A física aristotélica, portanto, não busca leis quantitativas, mas descrições qualitativas do ser em processo. É uma física ontológica, não matemática. Quando Aristóteles fala em “matéria” (hylé), ele não se refere a partículas mensuráveis, mas ao substrato potencial que recebe formas. O real é compreendido como uma união entre potência e ato — algo que não pode sequer ser traduzido no vocabulário de Newton ou de Galileu sem que se perca o seu sentido original.

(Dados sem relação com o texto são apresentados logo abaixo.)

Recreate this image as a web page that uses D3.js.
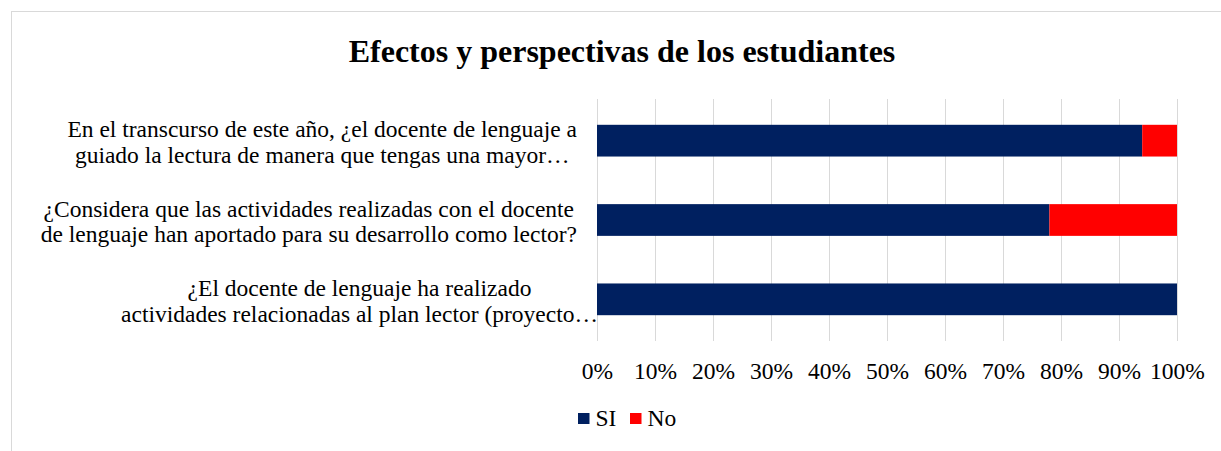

Assim, o “erro” de Aristóteles era apenas um erro de tradução paradigmática. Kuhn percebeu que a incompreensão nasce quando aplicamos os critérios de uma ciência para julgar outra.
A lição epistemológica: ver com os olhos de outro mundo. Da experiência de Kuhn com Aristóteles surge a semente do conceito de incomensurabilidade, que mais tarde se tornaria central em A Estrutura das Revoluções Científicas (1962).
Quando um paradigma muda, muda também a forma de ver o mundo. Não apenas as teorias mudam — os próprios fatos mudam. Como escreve Kuhn: “Depois de uma revolução científica, os cientistas vivem em um mundo diferente”. Aristóteles e Newton, portanto, não observam os mesmos fenômenos: o que para um é mudança de qualidade, para outro é deslocamento de massa.
A leitura kuhniana de Aristóteles torna-se, assim, um símbolo da dificuldade da compreensão intercultural e interepistêmica. Entender um pensador do passado exige mais do que traduzir suas palavras — exige reconstruir o seu horizonte de significação. Aristóteles não foi um homem do seu tempo, tinha a mente acima do horizonte e observava o fluxo além dele, não foi uma gota submersa no rio que é levada sem saber para onde.
Nesse sentido, Kuhn antecipa o diálogo entre a epistemologia e a hermenêutica: compreender o outro é compreender o seu mundo, fazer uma viagem intertemporal. O jovem físico percebeu que não basta dizer que Aristóteles “errou”; é preciso entender o sistema de inteligibilidade no qual o seu pensamento fazia sentido.
A transformação de Kuhn: do físico ao filósofo da ciência. Esse momento de epifania marca a conversão intelectual de Thomas Kuhn, o cientista que buscava explicar o progresso da física percebe que o próprio conceito de “progresso” é relativo a um paradigma. O episódio aristotélico revela a estrutura profunda de sua filosofia: a ciência não avança por acumulação linear, mas por revoluções que transformam as categorias do pensamento. E essa é a experiência da humanidade, fundamento da história da filosofia.
Ao perceber que o erro estava nele — e não em Aristóteles —, Kuhn inaugura uma nova forma de pensar a história da ciência: uma história não de verdades crescentes, mas de mudanças de visões do mundo. A ciência, nesse sentido, é uma sucessão de mundos incomensuráveis, cada qual com a sua lógica, a sua linguagem e a sua ontologia. O legado do encontro entre mundos.
O encontro imaginário entre Aristóteles e Kuhn — separados por mais de dois mil anos — ensina uma lição perene à filosofia da ciência: compreender é ver o mundo a partir de dentro de um paradigma, e não julgá-lo de fora. O “erro” aristotélico revelou-se um espelho do próprio erro moderno — o erro de crer que existe uma ciência absoluta, fora do tempo, capaz de julgar todas as outras.
A verdadeira genialidade de Kuhn foi perceber que a história da ciência é também uma história da percepção humana. E, de certo modo, Aristóteles o ensinou a ver isso.